Please print all of the material below, word for word.

— Start Dataset extract —

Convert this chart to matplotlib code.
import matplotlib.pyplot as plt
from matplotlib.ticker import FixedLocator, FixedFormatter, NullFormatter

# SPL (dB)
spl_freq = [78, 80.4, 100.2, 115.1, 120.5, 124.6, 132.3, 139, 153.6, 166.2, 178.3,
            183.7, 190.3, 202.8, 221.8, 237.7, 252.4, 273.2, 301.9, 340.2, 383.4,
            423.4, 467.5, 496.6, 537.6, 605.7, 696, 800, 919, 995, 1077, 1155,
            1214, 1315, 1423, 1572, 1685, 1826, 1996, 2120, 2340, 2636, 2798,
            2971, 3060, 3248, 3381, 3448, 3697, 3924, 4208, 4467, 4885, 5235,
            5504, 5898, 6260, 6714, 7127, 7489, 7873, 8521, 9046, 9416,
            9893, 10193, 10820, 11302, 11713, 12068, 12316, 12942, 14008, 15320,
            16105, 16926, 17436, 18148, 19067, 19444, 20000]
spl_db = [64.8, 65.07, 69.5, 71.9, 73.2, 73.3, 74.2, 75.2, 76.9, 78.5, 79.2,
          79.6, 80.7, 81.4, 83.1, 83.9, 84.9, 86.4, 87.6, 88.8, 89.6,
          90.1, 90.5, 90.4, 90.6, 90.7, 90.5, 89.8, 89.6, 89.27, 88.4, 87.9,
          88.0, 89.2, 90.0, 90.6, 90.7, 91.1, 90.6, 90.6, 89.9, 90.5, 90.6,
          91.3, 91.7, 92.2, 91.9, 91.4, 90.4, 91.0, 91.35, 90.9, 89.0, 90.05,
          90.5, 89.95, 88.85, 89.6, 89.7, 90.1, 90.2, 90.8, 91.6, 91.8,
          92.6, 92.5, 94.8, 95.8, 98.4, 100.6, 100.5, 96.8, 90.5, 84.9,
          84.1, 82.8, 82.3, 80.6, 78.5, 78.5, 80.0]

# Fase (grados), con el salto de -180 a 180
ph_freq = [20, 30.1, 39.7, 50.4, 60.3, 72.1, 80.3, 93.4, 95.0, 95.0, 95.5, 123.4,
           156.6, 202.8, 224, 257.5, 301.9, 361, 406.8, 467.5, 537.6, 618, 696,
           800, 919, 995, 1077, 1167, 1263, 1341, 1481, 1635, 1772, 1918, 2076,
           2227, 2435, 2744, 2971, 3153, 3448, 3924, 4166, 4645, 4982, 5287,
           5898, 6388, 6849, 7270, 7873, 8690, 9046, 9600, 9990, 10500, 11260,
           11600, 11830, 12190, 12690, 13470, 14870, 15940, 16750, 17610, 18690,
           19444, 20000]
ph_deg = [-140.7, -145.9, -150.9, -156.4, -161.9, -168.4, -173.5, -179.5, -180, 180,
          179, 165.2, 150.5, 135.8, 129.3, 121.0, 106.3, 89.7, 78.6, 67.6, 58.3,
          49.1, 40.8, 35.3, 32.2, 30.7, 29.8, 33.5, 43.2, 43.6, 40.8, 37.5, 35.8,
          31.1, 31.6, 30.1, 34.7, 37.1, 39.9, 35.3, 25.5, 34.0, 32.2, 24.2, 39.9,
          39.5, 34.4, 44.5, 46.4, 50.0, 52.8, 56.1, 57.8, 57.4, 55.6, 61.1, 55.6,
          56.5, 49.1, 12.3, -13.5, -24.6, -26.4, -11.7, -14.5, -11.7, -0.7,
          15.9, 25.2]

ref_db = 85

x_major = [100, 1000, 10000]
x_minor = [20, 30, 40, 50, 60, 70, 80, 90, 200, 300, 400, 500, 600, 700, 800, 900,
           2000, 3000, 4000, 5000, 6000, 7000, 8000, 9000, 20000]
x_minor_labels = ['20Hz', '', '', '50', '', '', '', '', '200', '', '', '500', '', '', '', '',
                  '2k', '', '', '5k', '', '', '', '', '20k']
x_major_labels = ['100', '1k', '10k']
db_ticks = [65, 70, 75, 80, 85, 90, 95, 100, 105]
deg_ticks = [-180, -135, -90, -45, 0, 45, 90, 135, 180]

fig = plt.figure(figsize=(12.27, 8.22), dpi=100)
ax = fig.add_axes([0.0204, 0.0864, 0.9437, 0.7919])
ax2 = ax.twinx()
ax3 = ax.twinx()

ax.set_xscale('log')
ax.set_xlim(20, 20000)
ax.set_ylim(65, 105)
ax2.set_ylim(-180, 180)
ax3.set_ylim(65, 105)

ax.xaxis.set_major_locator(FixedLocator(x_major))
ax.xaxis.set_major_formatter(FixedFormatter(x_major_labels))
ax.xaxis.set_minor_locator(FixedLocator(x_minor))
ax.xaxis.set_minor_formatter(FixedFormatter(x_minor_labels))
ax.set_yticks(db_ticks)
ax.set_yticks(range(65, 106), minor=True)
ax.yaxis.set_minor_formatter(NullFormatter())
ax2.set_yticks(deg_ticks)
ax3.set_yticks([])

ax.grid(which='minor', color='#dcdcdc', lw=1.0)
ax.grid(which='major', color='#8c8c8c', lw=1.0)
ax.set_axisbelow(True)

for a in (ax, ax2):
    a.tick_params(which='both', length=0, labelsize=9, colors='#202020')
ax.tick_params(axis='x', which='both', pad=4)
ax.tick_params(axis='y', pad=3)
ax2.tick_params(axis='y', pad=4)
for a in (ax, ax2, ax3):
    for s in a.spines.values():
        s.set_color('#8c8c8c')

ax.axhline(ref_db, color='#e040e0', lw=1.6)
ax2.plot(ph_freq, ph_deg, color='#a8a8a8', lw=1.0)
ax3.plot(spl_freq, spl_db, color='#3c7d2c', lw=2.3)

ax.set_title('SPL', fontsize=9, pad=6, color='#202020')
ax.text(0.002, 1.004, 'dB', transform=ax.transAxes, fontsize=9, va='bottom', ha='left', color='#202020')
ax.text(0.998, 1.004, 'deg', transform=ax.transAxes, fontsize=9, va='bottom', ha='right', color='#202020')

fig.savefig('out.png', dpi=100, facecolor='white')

— End Dataset extract —

[Final result]
Convert this chart to matplotlib code.
import matplotlib.pyplot as plt
from matplotlib.ticker import FixedLocator, FixedFormatter, NullFormatter

# SPL (dB)
spl_freq = [78, 80.4, 100.2, 115.1, 120.5, 124.6, 132.3, 139, 153.6, 166.2, 178.3,
            183.7, 190.3, 202.8, 221.8, 237.7, 252.4, 273.2, 301.9, 340.2, 383.4,
            423.4, 467.5, 496.6, 537.6, 605.7, 696, 800, 919, 995, 1077, 1155,
            1214, 1315, 1423, 1572, 1685, 1826, 1996, 2120, 2340, 2636, 2798,
            2971, 3060, 3248, 3381, 3448, 3697, 3924, 4208, 4467, 4885, 5235,
            5504, 5898, 6260, 6714, 7127, 7489, 7873, 8521, 9046, 9416,
            9893, 10193, 10820, 11302, 11713, 12068, 12316, 12942, 14008, 15320,
            16105, 16926, 17436, 18148, 19067, 19444, 20000]
spl_db = [64.8, 65.07, 69.5, 71.9, 73.2, 73.3, 74.2, 75.2, 76.9, 78.5, 79.2,
          79.6, 80.7, 81.4, 83.1, 83.9, 84.9, 86.4, 87.6, 88.8, 89.6,
          90.1, 90.5, 90.4, 90.6, 90.7, 90.5, 89.8, 89.6, 89.27, 88.4, 87.9,
          88.0, 89.2, 90.0, 90.6, 90.7, 91.1, 90.6, 90.6, 89.9, 90.5, 90.6,
          91.3, 91.7, 92.2, 91.9, 91.4, 90.4, 91.0, 91.35, 90.9, 89.0, 90.05,
          90.5, 89.95, 88.85, 89.6, 89.7, 90.1, 90.2, 90.8, 91.6, 91.8,
          92.6, 92.5, 94.8, 95.8, 98.4, 100.6, 100.5, 96.8, 90.5, 84.9,
          84.1, 82.8, 82.3, 80.6, 78.5, 78.5, 80.0]

# Fase (grados), con el salto de -180 a 180
ph_freq = [20, 30.1, 39.7, 50.4, 60.3, 72.1, 80.3, 93.4, 95.0, 95.0, 95.5, 123.4,
           156.6, 202.8, 224, 257.5, 301.9, 361, 406.8, 467.5, 537.6, 618, 696,
           800, 919, 995, 1077, 1167, 1263, 1341, 1481, 1635, 1772, 1918, 2076,
           2227, 2435, 2744, 2971, 3153, 3448, 3924, 4166, 4645, 4982, 5287,
           5898, 6388, 6849, 7270, 7873, 8690, 9046, 9600, 9990, 10500, 11260,
           11600, 11830, 12190, 12690, 13470, 14870, 15940, 16750, 17610, 18690,
           19444, 20000]
ph_deg = [-140.7, -145.9, -150.9, -156.4, -161.9, -168.4, -173.5, -179.5, -180, 180,
          179, 165.2, 150.5, 135.8, 129.3, 121.0, 106.3, 89.7, 78.6, 67.6, 58.3,
          49.1, 40.8, 35.3, 32.2, 30.7, 29.8, 33.5, 43.2, 43.6, 40.8, 37.5, 35.8,
          31.1, 31.6, 30.1, 34.7, 37.1, 39.9, 35.3, 25.5, 34.0, 32.2, 24.2, 39.9,
          39.5, 34.4, 44.5, 46.4, 50.0, 52.8, 56.1, 57.8, 57.4, 55.6, 61.1, 55.6,
          56.5, 49.1, 12.3, -13.5, -24.6, -26.4, -11.7, -14.5, -11.7, -0.7,
          15.9, 25.2]

ref_db = 85

x_major = [100, 1000, 10000]
x_minor = [20, 30, 40, 50, 60, 70, 80, 90, 200, 300, 400, 500, 600, 700, 800, 900,
           2000, 3000, 4000, 5000, 6000, 7000, 8000, 9000, 20000]
x_minor_labels = ['20Hz', '', '', '50', '', '', '', '', '200', '', '', '500', '', '', '', '',
                  '2k', '', '', '5k', '', '', '', '', '20k']
x_major_labels = ['100', '1k', '10k']
db_ticks = [65, 70, 75, 80, 85, 90, 95, 100, 105]
deg_ticks = [-180, -135, -90, -45, 0, 45, 90, 135, 180]

fig = plt.figure(figsize=(12.27, 8.22), dpi=100)
ax = fig.add_axes([0.0204, 0.0864, 0.9437, 0.7919])
ax2 = ax.twinx()
ax3 = ax.twinx()

ax.set_xscale('log')
ax.set_xlim(20, 20000)
ax.set_ylim(65, 105)
ax2.set_ylim(-180, 180)
ax3.set_ylim(65, 105)

ax.xaxis.set_major_locator(FixedLocator(x_major))
ax.xaxis.set_major_formatter(FixedFormatter(x_major_labels))
ax.xaxis.set_minor_locator(FixedLocator(x_minor))
ax.xaxis.set_minor_formatter(FixedFormatter(x_minor_labels))
ax.set_yticks(db_ticks)
ax.set_yticks(range(65, 106), minor=True)
ax.yaxis.set_minor_formatter(NullFormatter())
ax2.set_yticks(deg_ticks)
ax3.set_yticks([])

ax.grid(which='minor', color='#dcdcdc', lw=1.0)
ax.grid(which='major', color='#8c8c8c', lw=1.0)
ax.set_axisbelow(True)

for a in (ax, ax2):
    a.tick_params(which='both', length=0, labelsize=9, colors='#202020')
ax.tick_params(axis='x', which='both', pad=4)
ax.tick_params(axis='y', pad=3)
ax2.tick_params(axis='y', pad=4)
for a in (ax, ax2, ax3):
    for s in a.spines.values():
        s.set_color('#8c8c8c')

ax.axhline(ref_db, color='#e040e0', lw=1.6)
ax2.plot(ph_freq, ph_deg, color='#a8a8a8', lw=1.0)
ax3.plot(spl_freq, spl_db, color='#3c7d2c', lw=2.3)

ax.set_title('SPL', fontsize=9, pad=6, color='#202020')
ax.text(0.002, 1.004, 'dB', transform=ax.transAxes, fontsize=9, va='bottom', ha='left', color='#202020')
ax.text(0.998, 1.004, 'deg', transform=ax.transAxes, fontsize=9, va='bottom', ha='right', color='#202020')

fig.savefig('out.png', dpi=100, facecolor='white')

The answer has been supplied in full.